Recruitment all over the country, given negative attitudes toward the police, has also become a slog, prompting Asheville to approve a modest salary increase. Several other cities, hearing about the mood among the police in Asheville, put up billboards there hoping to attract officers who were ready to move. It takes roughly a year to train new officers in Asheville, and of seven who started in December, six have already quit, Chief Zack said.
To make do, the A.P.D. has trimmed its services even as shootings and other violent crimes escalated, a trend that has been seen across the country and which many experts have connected to disruption from the pandemic. The police received about 650 calls for “shots fired” last year, Chief Zack said, and there were 10 homicides, compared with seven the year before. Aggravated assaults were also up.

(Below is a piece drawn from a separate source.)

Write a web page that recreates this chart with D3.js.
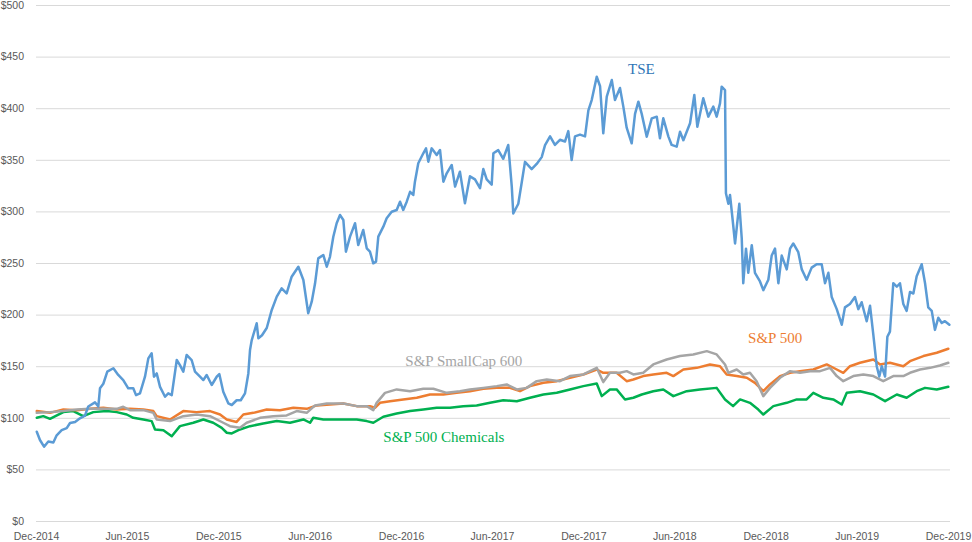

The department shuttered a downtown satellite office, stopped bicycle patrols and is making fewer traffic stops. It published a list of 10 incidents to which it would no longer dispatch officers, including some vehicle thefts, and urged citizens to file simple complaints online rather than calling.

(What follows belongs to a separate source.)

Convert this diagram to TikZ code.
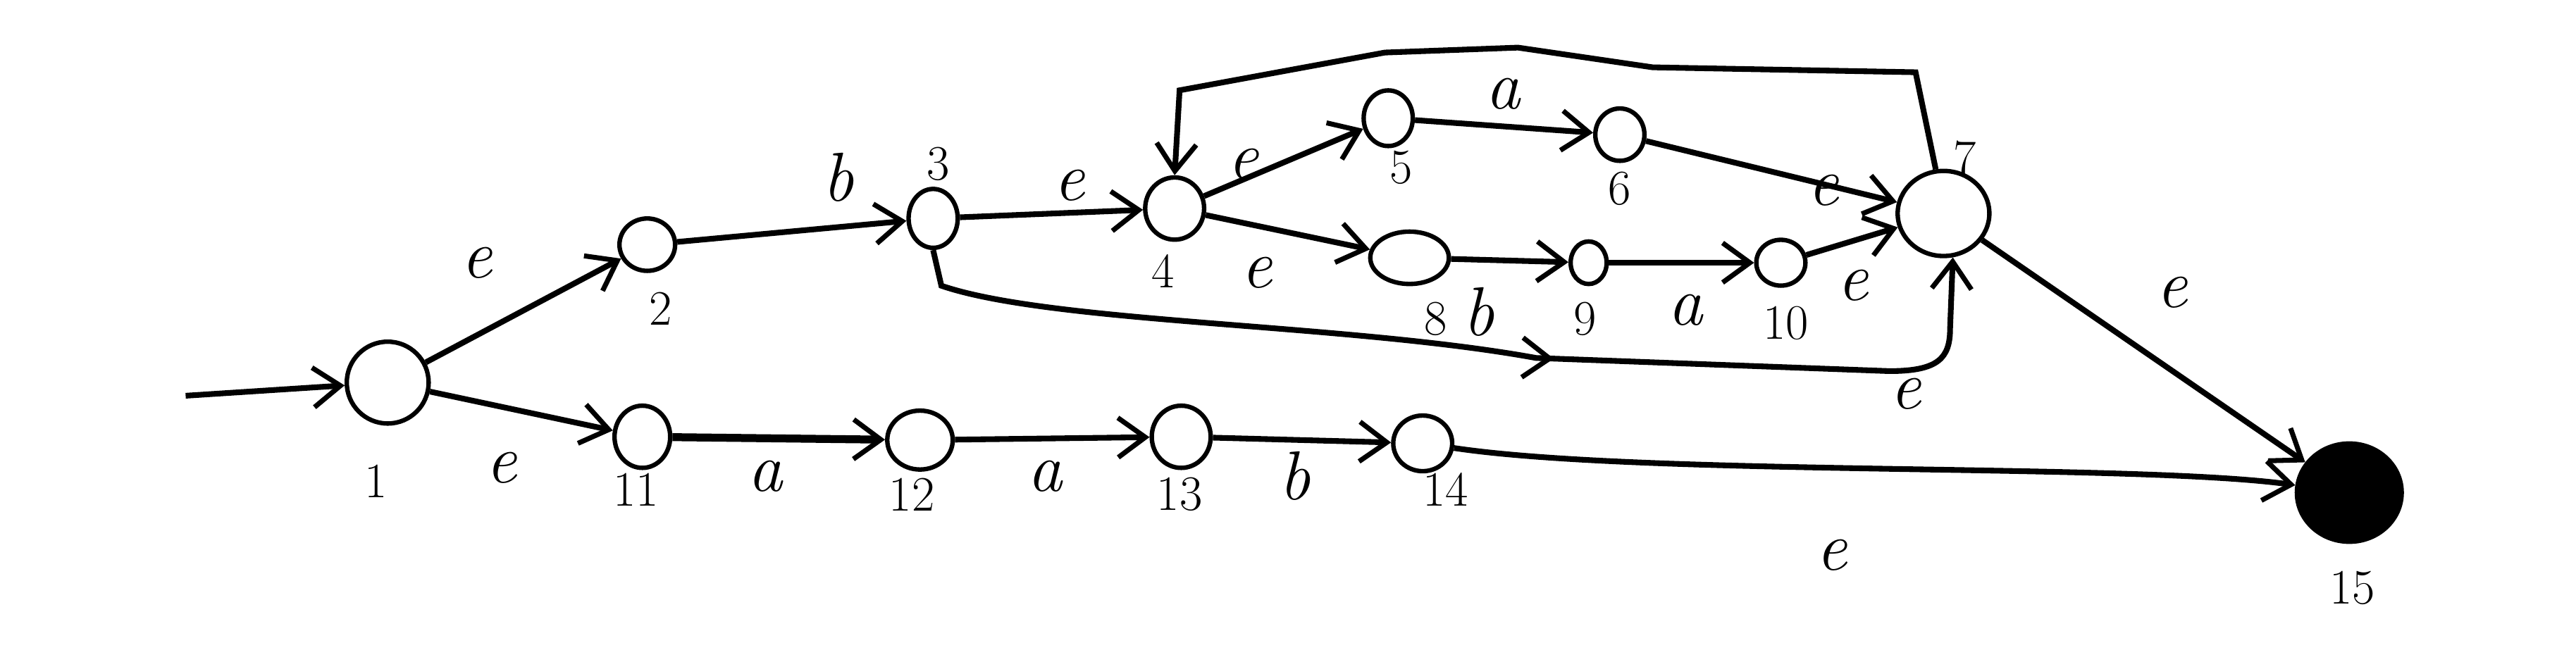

All but one of the seven officers who investigated domestic violence and sexual assault left, so the department is trying to get three officers up to speed on the skills needed.
“A lot of our experience is walking out the door,” Chief Zack said.
With a third of the police force gone, some activists and residents said they worried that the city would squander an opportunity for change, hiring replacements instead of exploring alternatives.
Justin Souther, the manager of Malaprop’s Bookstore, said that what he considered police overkill during the George Floyd protests renewed his conviction that Asheville should not be as reliant on law enforcement for dealing with issues like the homeless people who inhabit downtown. “People need help, not punishment,” he said.
Jill Coleman in the Spice & Tea Exchange echoed those sentiments, yet admitted that she was worried when she heard about rising violent crime.
“People might be feeling a little shaky with not seeing police around, but it is also exciting to think that change is coming,” she said.
Officer Rose, leaving the police after seven years, first worked for a moving company started by a fellow officer who had also quit. She felt angry, tired, disgruntled and like a failure all at once, she said. She slept badly and had no appetite.
“My story is not unique,” she said.
Some time in January, she decided she wanted to retrieve her badge, to give it to her grandfather, who had pinned it on her when she had completed her training.
She had to apply to Chief Zack to get it, she said. Leaving the police had been the hardest decision of her life, she said, and the chief dangled a job as a community liaison officer designed to make the department more transparent to the public.
Plus in an effort to “humanize the badge,” he had relaxed some of the rules. She could now wear short sleeves, for example, displaying the bursts of floral and other tattoos on her arms. Her wife, an Asheville native, endorsed her return as well.
She said yes.
Officer Rose said she still nourishes the idea first planted when she joined the police that she can make a difference in people’s lives, but she is more wary. “It was a rude awaking,” she said. “It’s like you are in a loving relationship, and then all of a sudden you are dumped and you don’t know why.”